A avaliar pelas reações das universidades esse ponto é capaz de lhe valer uma dor de cabeça…
Pois… mas vale a pena. Os dois elementos críticos aprovados foram o projeto de revisão de estrutura legal de graus e diplomas, ao mesmo tempo que mudámos o regime jurídico da ciência que era de 1999. Temos em discussão pública aquilo a que chamo a Lei da Ciência e que é a revisão do decreto de lei 125/99. Obviamente, o reforço das parcerias internacionais só faz sentido se for enquadrado com a estratégia da UE. Há um reforço do conhecimento que tem de ser feito com mais emprego. A ciência tem de criar emprego.
Quantas das pessoas que tiram cursos no âmbito das parcerias internacionais ficam em Portugal?

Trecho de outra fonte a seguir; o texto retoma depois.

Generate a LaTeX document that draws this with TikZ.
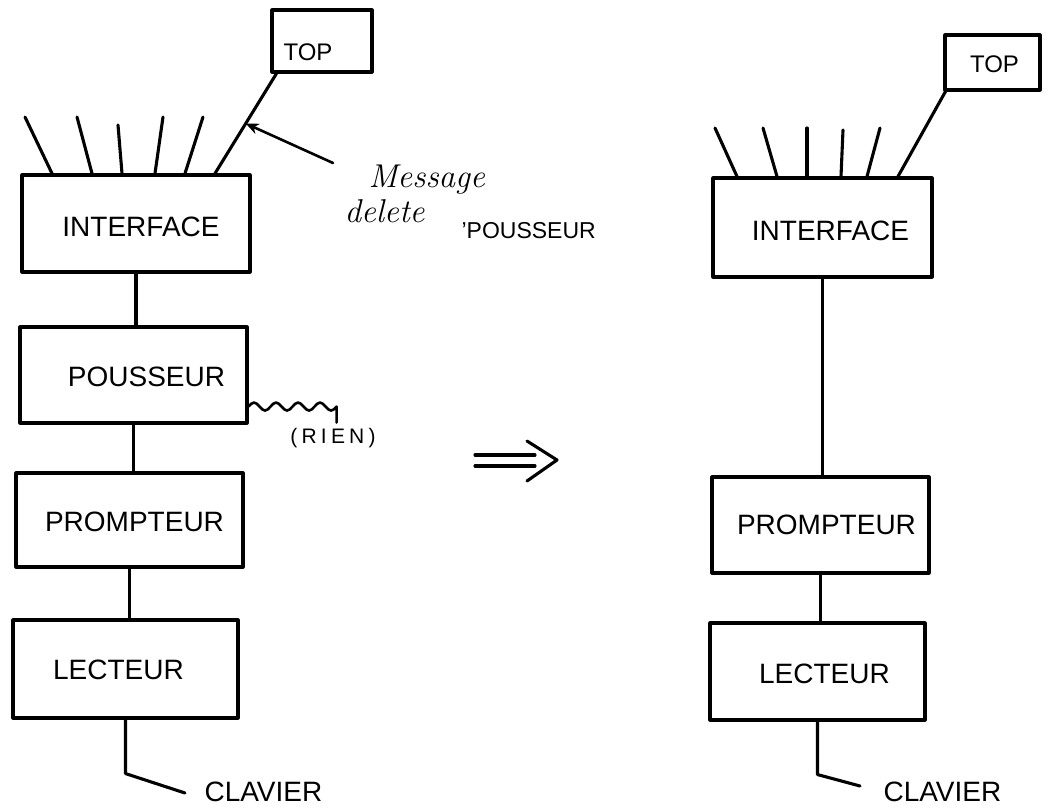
\documentclass[tikz,border=0pt]{standalone}
\usepackage{fontspec}
\setsansfont{Liberation Sans}
\usetikzlibrary{arrows.meta,calc}
\begin{document}
\begin{tikzpicture}[x=1pt,y=-1pt, line width=3.1pt, line cap=round, line join=round,
  box/.style={draw, rectangle, inner sep=0pt},
  lab/.style={inner sep=0pt, font=\sffamily\fontsize{28}{28}\selectfont},
  toplab/.style={inner sep=0pt, font=\sffamily\fontsize{24}{24}\selectfont},
  hand/.style={inner sep=0pt, anchor=base west, font=\itshape\fontsize{33}{33}\selectfont},
  small/.style={inner sep=0pt, font=\sffamily\fontsize{21}{21}\selectfont},
]
\useasboundingbox (0,0) rectangle (1051,809);

% ---------------- left column ----------------
\node[box, minimum width=100pt, minimum height=62pt] (topL) at (322,41) {};
\node[toplab] (topLt) at ([xshift=-14pt,yshift=-11pt]topL.center) {TOP};
\node[box, minimum width=228pt, minimum height=97pt] (intL) at (136,223.5) {};
\node[lab] (intLt) at ([xshift=5pt,yshift=-3pt]intL.center) {INTERFACE};
\node[box, minimum width=227pt, minimum height=96pt] (pouL) at (133.5,375) {};
\node[lab] (pouLt) at ([xshift=13pt,yshift=-2pt]pouL.center) {POUSSEUR};
\node[box, minimum width=227pt, minimum height=94pt] (proL) at (129.5,520) {};
\node[lab] (proLt) at ([xshift=5pt,yshift=-2pt]proL.center) {PROMPTEUR};
\node[box, minimum width=225pt, minimum height=98pt] (lecL) at (125.5,669) {};
\node[lab] (lecLt) at ([xshift=-7pt,yshift=-1pt]lecL.center) {LECTEUR};
\node[lab, anchor=west] (clavL) at (203,792) {CLAVIER};

% fan of lines on INTERFACE
\coordinate (fa1) at (25,117);
\coordinate (fa2) at (77,117);
\coordinate (fa3) at (118,125);
\coordinate (fa4) at (163,117);
\coordinate (fa5) at (203,117);
\draw (fa1) -- (52,0 |- intL.north);
\draw (fa2) -- (92,0 |- intL.north);
\draw (fa3) -- (122,0 |- intL.north);
\draw (fa4) -- (155,0 |- intL.north);
\draw (fa5) -- (185,0 |- intL.north);
\coordinate (tcA) at ([xshift=6pt]topL.south west);
\coordinate (tcB) at (215,0 |- intL.north);
\draw (tcA) -- (tcB);

% message arrow
\coordinate (msg) at (333,163);
\coordinate (msgtip) at ($(tcA)!0.5!(tcB)$);
\draw[line width=2.6pt, -{Stealth[length=13pt,width=11pt]}] (msg) -- (msgtip);
\node[hand] (msg1) at (367,187) {Message};
\node[hand] (msg2) at (343,222) {delete};
\node[inner sep=0pt, anchor=base west, font=\sffamily\fontsize{23}{23}\selectfont] (msg3) at (460,238) {'POUSSEUR};

% vertical connectors
\draw (intL.south) -- (intL.south |- pouL.north);
\draw (pouL.south) -- (pouL.south |- proL.north);
\draw (proL.south) -- (proL.south |- lecL.north);
\coordinate (cL) at (185,793);
\draw (lecL.south) -- ++(0,54) -- (cL);

% wavy line to (RIEN)
\coordinate (w0) at ([yshift=18pt]pouL.south east);
\draw[line width=2.6pt] (w0) sin ++(5.5,-4) cos ++(5.5,4) sin ++(5.5,4) cos ++(5.5,-4)
  sin ++(5.5,-4) cos ++(5.5,4) sin ++(5.5,4) cos ++(5.5,-4)
  sin ++(5.5,-4) cos ++(5.5,4) sin ++(5.5,4) cos ++(5.5,-4)
  sin ++(5.5,-4) cos ++(5.5,4) sin ++(5.5,4) cos ++(5.5,-4) coordinate (w1)
  -- ++(0,16) coordinate (w2);
\node[small, font=\sffamily\fontsize{21}{21}\selectfont\addfontfeature{LetterSpace=20}] (rien) at (333,438) {(RIEN)};

% implication arrow
\draw (475,455) -- (535,455);
\draw (475,466) -- (535,466);
\draw (527,441) -- (557,460) -- (527,481);

% ---------------- right column ----------------
\node[box, minimum width=95pt, minimum height=55pt] (topR) at (992.5,62.5) {};
\node[toplab] (topRt) at ([xshift=2pt,yshift=-2pt]topR.center) {TOP};
\node[box, minimum width=219pt, minimum height=99pt] (intR) at (822.5,227.5) {};
\node[lab] (intRt) at ([xshift=8pt,yshift=-3pt]intR.center) {INTERFACE};
\node[box, minimum width=217pt, minimum height=96pt] (proR) at (820.5,525) {};
\node[lab] (proRt) at ([xshift=6pt]proR.center) {PROMPTEUR};
\node[box, minimum width=215pt, minimum height=97pt] (lecR) at (817.5,671.5) {};
\node[lab] (lecRt) at ([xshift=7pt,yshift=-2pt]lecR.center) {LECTEUR};
\node[lab, anchor=west] (clavR) at (882,792) {CLAVIER};

\coordinate (fb1) at (715,128);
\coordinate (fb2) at (763,128);
\coordinate (fb3) at (807,128);
\coordinate (fb4) at (843,130);
\coordinate (fb5) at (880,128);
\draw (fb1) -- (737,0 |- intR.north);
\draw (fb2) -- (777,0 |- intR.north);
\draw (fb3) -- (807,0 |- intR.north);
\draw (fb4) -- (841,0 |- intR.north);
\draw (fb5) -- (867,0 |- intR.north);
\draw ([xshift=2pt]topR.south west) -- (898,0 |- intR.north);

\draw (intR.south) -- (intR.south |- proR.north);
\draw (proR.south) -- (proR.south |- lecR.north);
\coordinate (cR) at (860,786);
\draw (lecR.south) -- ++(0,53) -- (cR);
\end{tikzpicture}
\end{document}
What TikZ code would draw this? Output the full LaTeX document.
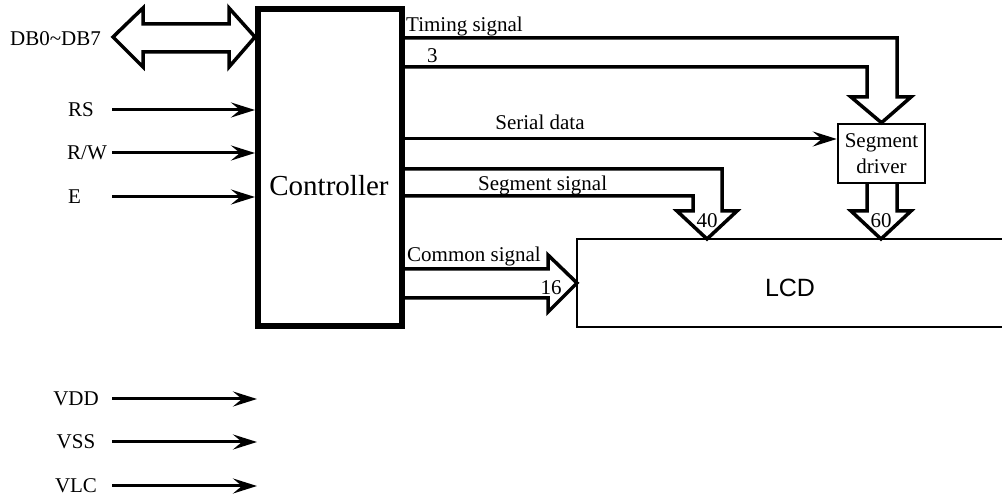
\documentclass[tikz,border=0pt]{standalone}
\usepackage{fontspec}
\setmainfont{Liberation Serif}
\newfontfamily\lcdfont{Liberation Sans}
\usetikzlibrary{arrows.meta}

\tikzset{
	sig/.style={line width=3pt,-{Stealth[length=24pt,width=15pt,inset=9pt]}},
	bus/.style={line width=3.5pt,line join=miter},
	lbl/.style={font=\fontsize{21}{26}\selectfont,inner sep=0pt},
}

\begin{document}
\begin{tikzpicture}[x=1pt,y=-1pt]
	\useasboundingbox (0,0) rectangle (1002,502);

	\node[draw,line width=6pt,minimum width=144pt,minimum height=317pt] (ctrl) at (330,168) {};
	\node[lbl,font=\fontsize{29}{32}\selectfont,anchor=base] (ctrltxt) at (329,196) {Controller};
	\node[draw,lbl,line width=2.5pt,minimum width=87pt,minimum height=59pt,align=center] (drv) at (881.5,153.5) {Segment\\driver};
	\coordinate (lcdnw) at (577,239);
	\draw[line width=2.5pt] (1002,239) -- (lcdnw) -- (577,327) -- (1002,327);
	\node[lbl,font=\lcdfont\fontsize{25}{28}\selectfont] (lcd) at (790,288) {LCD};

	\draw[bus] (113,37) -- (143,8) -- (143,24) -- (229,24) -- (229,8) -- (ctrl.west |- 0,37) -- (229,67) -- (229,52) -- (143,52) -- (143,67) -- cycle;
	\node[lbl,anchor=base east] (db) at (101,46) {DB0\textasciitilde DB7};

	\node[lbl,anchor=base west] (rs) at (68,117) {RS};
	\coordinate (rsin) at (112,110);
	\draw[sig] (rsin) -- (rsin -| ctrl.west);
	\node[lbl,anchor=base west] (rw) at (67,160) {R/W};
	\coordinate (rwin) at (112,153);
	\draw[sig] (rwin) -- (rwin -| ctrl.west);
	\node[lbl,anchor=base west] (e) at (68,204) {E};
	\coordinate (ein) at (112,197);
	\draw[sig] (ein) -- (ein -| ctrl.west);

	\node[lbl,anchor=base] (vdd) at (76,406) {VDD};
	\coordinate (vddin) at (112,399);
	\coordinate (vddout) at (257,399);
	\draw[sig] (vddin) -- (vddout);
	\node[lbl,anchor=base] (vss) at (76,449) {VSS};
	\coordinate (vssin) at (112,442);
	\coordinate (vssout) at (257,442);
	\draw[sig] (vssin) -- (vssout);
	\node[lbl,anchor=base] (vlc) at (76,493) {VLC};
	\coordinate (vlcin) at (112,486);
	\coordinate (vlcout) at (257,486);
	\draw[sig] (vlcin) -- (vlcout);

	\draw[bus] (ctrl.east |- 0,38) -- (897,38) -- (897,97) -- (911,97) -- (drv.north) -- (851,97) -- (867,97) -- (867,67) -- (ctrl.east |- 0,67);
	\node[lbl,anchor=base west] (timing) at (406,32) {Timing signal};
	\node[lbl,anchor=base west] (n3) at (427,63) {3};

	\draw[sig] (ctrl.east |- 0,139) -- (drv.west |- 0,139);
	\node[lbl,anchor=base] (serial) at (540,130) {Serial data};

	\draw[bus] (ctrl.east |- 0,169) -- (722,169) -- (722,211) -- (737,211) -- (707,0 |- lcdnw) -- (677,211) -- (693,211) -- (693,196) -- (ctrl.east |- 0,196);
	\node[lbl,anchor=base west] (segsig) at (478,191) {Segment signal};
	\node[lbl,anchor=base] (n40) at (707,228) {40};

	\draw[bus] (867,0 |- drv.south) -- (867,211) -- (851,211) -- (881,0 |- lcdnw) -- (911,211) -- (897,211) -- (897,0 |- drv.south);
	\node[lbl,anchor=base] (n60) at (881,228) {60};

	\draw[bus] (ctrl.east |- 0,269) -- (548,269) -- (548,255) -- (lcdnw |- 0,283) -- (548,312) -- (548,298) -- (ctrl.east |- 0,298);
	\node[lbl,anchor=base west] (common) at (407,262) {Common signal};
	\node[lbl,anchor=base] (n16) at (551,295) {16};
\end{tikzpicture}
\end{document}
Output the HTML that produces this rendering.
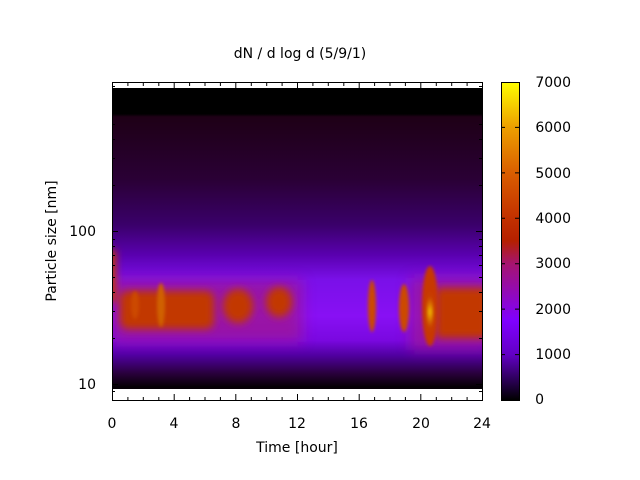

Há muitas pessoas que ficam… outras saem. O que sabemos é que, olhando para o passado, as parcerias investidas desde 2017 já geraram muitas centenas de milhões de euros. O retorno económico foi enorme. Foi sempre essa experiência que Portugal teve, enquanto país pequeno, quando começou a participar no CERN ou na ESA. Não podemos aspirar a ter uma economia melhor, mais saudável, com mais conhecimento, sem ser fortemente internacionalizada. As parcerias internacionais dão acesso a conhecimento e também a novos mercados. Hoje temos acesso a fundos de investimento americanos e as parcerias posicionam-nos muito bem na Europa. Porque deram credibilidade às instituições portuguesas. Devido ao facto de Portugal colaborar com o MIT, CMU ou Austin, que estão entre as melhores 20 universidades do mundo, temos um reconhecimento na Europa muito importante. Estas parcerias têm várias dimensões. Certamente umas são muitas operacionais, com formação e dinamização das nossas universidades, mas há também uma afirmação estratégica no mundo, nomeadamente na Europa e também na nossa cooperação com a Ásia. Obviamente, as grandes empresas e universidades americanas têm como uma base de referência norte-americana muito forte, e por isso atraímos mais investimento chinês para Portugal – da área da energia à área biomédica.
O que vai mudar na Agência de Inovação (AnI)?
Vai ser feita uma reorientação da AnI com vista ao aumento do investimento privado para I&D, com o objetivo de criar 5000 postos…
… esta euforia das startups também há de ajudar a alcançar esse objetivo!
Sabemos que podemos conjugar o estímulo à criação de startups com uma política de internacionalização… e as parcerias internacionais servem muito para isso. Os exemplos (de startuts portuguesas bem-sucedidas) que dei distinguem-se por terem crescido através das parcerias e pelo acesso a fundos norte-americanos. Sabemos que, para ter uma startup que cria muito, temos de criar muitas – porque as startups criam-se, mas também morrem. E temos de lhes dar acesso a mercados e a fundos de capital que não existem em Portugal. Por isso, os movimentos de apoio às startups, do ponto de vista do conhecimento científico, só fazem sentido se forem aliados a uma forte estratégia de internacionalização. Porque estas startups para crescerem têm de ter serviços e produtos e terem ainda clientes – e esses clientes não estão em Portugal. As startups que crescerem – e aquelas que tiveram taxas de crescimento aceleradas – são sobretudo exportadoras. Há uma estratégia para usar melhor essa comunidade científica muito internacionalizada para espevitar exportações e criar startups exportadoras. A Veniam, a Feedzai, a Unbabel têm os centros de engenharia em Portugal, mas exportam para todo o mundo. São startups baseadas em conhecimento e altamente exportadoras. Temos é de ter mais destas startups. Não temos doutores nem técnicos especializados suficientes e temos de ser muito mais agressivos na pós-graduação. A par deste leque de medidas legislativas e programáticas estamos a atuar ao nível da regulação do ensino superior, estimulando sobretudo as duas maiores cidades… Lisboa e Porto são as cidades que têm maior capacidade para atrair estrangeiros que queiram desenvolver pós-graduações, mas queremos garantir uma melhor distribuição de estudantes nacionais pelo território nacional.
Tem saudades de dar aulas?
Muitas. Espero voltar a dar aulas em breve.